Yes, they do. These are examples of the atypical work contract. I don’t think we should be tied down to the concept of permanent jobs. We need to move from the notion of having a job for life to fixed-term, flexible contracts. Work contracts have to reflect society.

These sorts of contracts are also open to abuse by employers.

Atypical contracts should lead to more labour market flexibility, not precarious work. It’s only when an employer abuses such contracts that the work becomes precarious. We can’t lump everything into the same basket.

But sometimes the balance of power between employer and employee is completely tilted in the former’s favour. That makes it much easier for employers to abuse flexible contracts.

Yes, true. But all I’m saying is that we need to distinguish between atypical and precarious work. And we have the Department of Industrial and Economic Relations, which must crack down on any abuse.

Many third country nationals are afraid of reporting illegal work practices for fear of losing their work permit. Is there a case for work permits to be assigned to individuals rather than employers?

No. Work permits are always assigned to the employer. We issue work permits wherever we see gaps in the labour market, and an employer needs to first prove to us that they couldn’t find a Maltese or EU national to fill the position. A work permit is there to satisfy labour market gaps, not an employee’s needs.

When you get people who’ve been registered as unemployed for multiple years and have yet to find work, one inevitably starts asking questions about their motivations.

Yes, and things like our community work scheme – aimed at the long-term unemployed – have indirectly helped us crack down on abuse of the system.

The scheme assigns people community work for 30 hours a week. A person who’s registering as unemployed but working on the sly just doesn’t have that sort of time available. The genuine long-term unemployed are very eager to get involved. Others obviously aren’t.

EU member states recently committed, in outline, to guarantee every school leaver with a job, education or training. Would the ETC be able to cope?

It’s a very optimistic idea. But we’re essentially already coping. Young people who don’t further their studies or get a job usually end up at the ETC, in our training courses.

The EU is putting a lot of emphasis on apprenticeships.

Mixing theory with hands-on experience has several benefits, and that’s being increasingly recognised. The Germans, for instance, are very firm believers in apprenticeships.

And from a young age, too. Would it be fair to say that Malta is lagging behind when it comes to integrating work experience into our education system?

Yes, I agree. But the national curriculum reform will hopefully go towards improving the situation. When I was consulted on curriculum reform, that’s what I proposed: the need for more on-the-job experience for our schoolchildren.

Is there a disconnect between schools and the ETC?

We’ve always worked very closely with youngsters. I would call them our priority.
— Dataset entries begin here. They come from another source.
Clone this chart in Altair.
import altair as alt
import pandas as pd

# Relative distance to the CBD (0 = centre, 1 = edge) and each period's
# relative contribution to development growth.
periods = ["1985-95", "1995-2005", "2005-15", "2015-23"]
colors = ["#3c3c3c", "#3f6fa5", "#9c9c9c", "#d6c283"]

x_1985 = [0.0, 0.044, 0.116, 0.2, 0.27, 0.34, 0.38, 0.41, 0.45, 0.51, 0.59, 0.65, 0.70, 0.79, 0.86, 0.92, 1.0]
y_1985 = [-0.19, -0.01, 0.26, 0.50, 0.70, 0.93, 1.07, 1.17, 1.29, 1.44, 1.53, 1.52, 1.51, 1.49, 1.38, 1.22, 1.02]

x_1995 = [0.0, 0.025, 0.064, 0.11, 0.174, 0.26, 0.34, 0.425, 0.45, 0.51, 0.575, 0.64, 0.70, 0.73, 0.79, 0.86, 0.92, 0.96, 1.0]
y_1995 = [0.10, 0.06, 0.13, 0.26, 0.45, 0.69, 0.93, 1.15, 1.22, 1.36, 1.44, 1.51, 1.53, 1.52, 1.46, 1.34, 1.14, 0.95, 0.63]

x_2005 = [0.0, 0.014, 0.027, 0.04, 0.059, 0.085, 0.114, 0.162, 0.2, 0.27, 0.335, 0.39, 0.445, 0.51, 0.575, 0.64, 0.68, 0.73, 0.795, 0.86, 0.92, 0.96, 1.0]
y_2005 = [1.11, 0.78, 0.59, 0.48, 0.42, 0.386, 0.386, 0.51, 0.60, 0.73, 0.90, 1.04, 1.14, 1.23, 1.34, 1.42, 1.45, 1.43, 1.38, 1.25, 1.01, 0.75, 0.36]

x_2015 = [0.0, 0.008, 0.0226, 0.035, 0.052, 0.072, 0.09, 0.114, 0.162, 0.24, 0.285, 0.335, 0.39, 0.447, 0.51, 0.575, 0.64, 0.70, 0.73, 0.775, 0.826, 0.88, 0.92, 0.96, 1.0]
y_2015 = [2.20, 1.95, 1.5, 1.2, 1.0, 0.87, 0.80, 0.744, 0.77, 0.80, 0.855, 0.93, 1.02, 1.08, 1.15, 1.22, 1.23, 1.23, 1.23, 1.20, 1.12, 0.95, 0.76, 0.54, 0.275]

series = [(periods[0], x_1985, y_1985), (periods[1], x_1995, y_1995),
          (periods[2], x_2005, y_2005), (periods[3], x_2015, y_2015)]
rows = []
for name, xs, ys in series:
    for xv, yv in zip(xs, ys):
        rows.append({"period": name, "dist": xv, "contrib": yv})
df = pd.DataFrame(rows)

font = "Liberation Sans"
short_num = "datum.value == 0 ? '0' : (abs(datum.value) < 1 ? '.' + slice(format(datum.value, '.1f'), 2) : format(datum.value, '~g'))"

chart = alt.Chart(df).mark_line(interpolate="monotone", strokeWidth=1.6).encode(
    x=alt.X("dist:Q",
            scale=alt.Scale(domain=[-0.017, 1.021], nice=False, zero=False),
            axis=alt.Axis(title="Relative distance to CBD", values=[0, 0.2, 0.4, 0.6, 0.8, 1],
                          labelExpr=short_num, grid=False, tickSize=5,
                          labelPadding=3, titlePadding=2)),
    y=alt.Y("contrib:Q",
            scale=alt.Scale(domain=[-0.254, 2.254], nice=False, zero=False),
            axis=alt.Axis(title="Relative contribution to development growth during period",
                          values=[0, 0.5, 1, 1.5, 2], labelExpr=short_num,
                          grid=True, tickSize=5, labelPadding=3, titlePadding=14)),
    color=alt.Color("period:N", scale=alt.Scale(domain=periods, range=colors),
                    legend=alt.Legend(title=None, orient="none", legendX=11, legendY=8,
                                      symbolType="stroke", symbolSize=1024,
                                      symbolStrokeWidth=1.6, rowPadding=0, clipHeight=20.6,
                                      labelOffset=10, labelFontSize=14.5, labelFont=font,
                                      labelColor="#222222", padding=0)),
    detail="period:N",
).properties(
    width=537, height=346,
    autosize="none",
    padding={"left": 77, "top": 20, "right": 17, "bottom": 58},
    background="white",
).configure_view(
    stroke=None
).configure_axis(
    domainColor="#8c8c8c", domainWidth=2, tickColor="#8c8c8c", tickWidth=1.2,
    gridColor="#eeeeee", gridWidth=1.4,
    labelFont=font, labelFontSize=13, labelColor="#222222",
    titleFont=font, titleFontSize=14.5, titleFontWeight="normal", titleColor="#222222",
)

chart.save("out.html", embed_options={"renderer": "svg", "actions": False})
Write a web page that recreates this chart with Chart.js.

Is it youngsters who come to you directly, or all young people in schools?

It’s very difficult and requires a lot of manpower, but I believe we should go to every school. That should at least be our aim. What I would like to avoid is youths falling into the unemployment trap, because once they’re in, it’s hard to get them out. We get young people unable to write their own CV.

Disabled people seem to have an especially tough time in the labour market.

Undoubtedly. And we’ve got a specific three-year programme to help them enter the workforce, whereby we subsidise 75 per cent of their first year’s wages and 60 per cent of the subsequent two years.

Does that happen?

It does. There’s a high retention percentage. And I think it’s important for employers to realise that when they employ a disabled person, they’re investing in the future. Often, the disabled are very loyal to their workplace.

An argument that’s sometimes raised is that the gap between the minimum wage and unemployment benefit income is too small to entice people back into the workforce.

Yes, we’ve got a very strong social benefit system in Malta. We insist work has to pay: if the gap is too small, you risk a cohort of people opting to remain unemployed.

So how do you ensure the gap isn’t too small?

A tricky one. I think it’s positive that we have a strong benefit system, because it helps avoid poverty. We should be proud of our welfare system, and ensure that those who abuse of it are caught.

The ETC is sometimes charged with completely mismatching prospective employees and job vacancies. The incident in which a football club looking for a player was sent the CV of a plasterer comes to mind.

That issue was blown out of proportion. A person registering gives us their various preferences – a plasterer could, for instance, also be willing to work as a footballer.

But is there an issue with mismatching?

Our employment advisers have an extremely difficult job. They’re sometimes faced with people unable to identify a single strength of their own. It’s key to what we do, because a mismatch often results in the person landing back on our books.

The economy appears to be slowing down. Is the ETC prepared to deal with a possible rise in unemployment?

We already dealt with these problems. In 2010, when factories were threatening to close down and ended up on four-day weeks, we trained employees on the fifth day. It was a very positive experience. Hopefully we won’t need to get to that point. But if we do, we’re ready.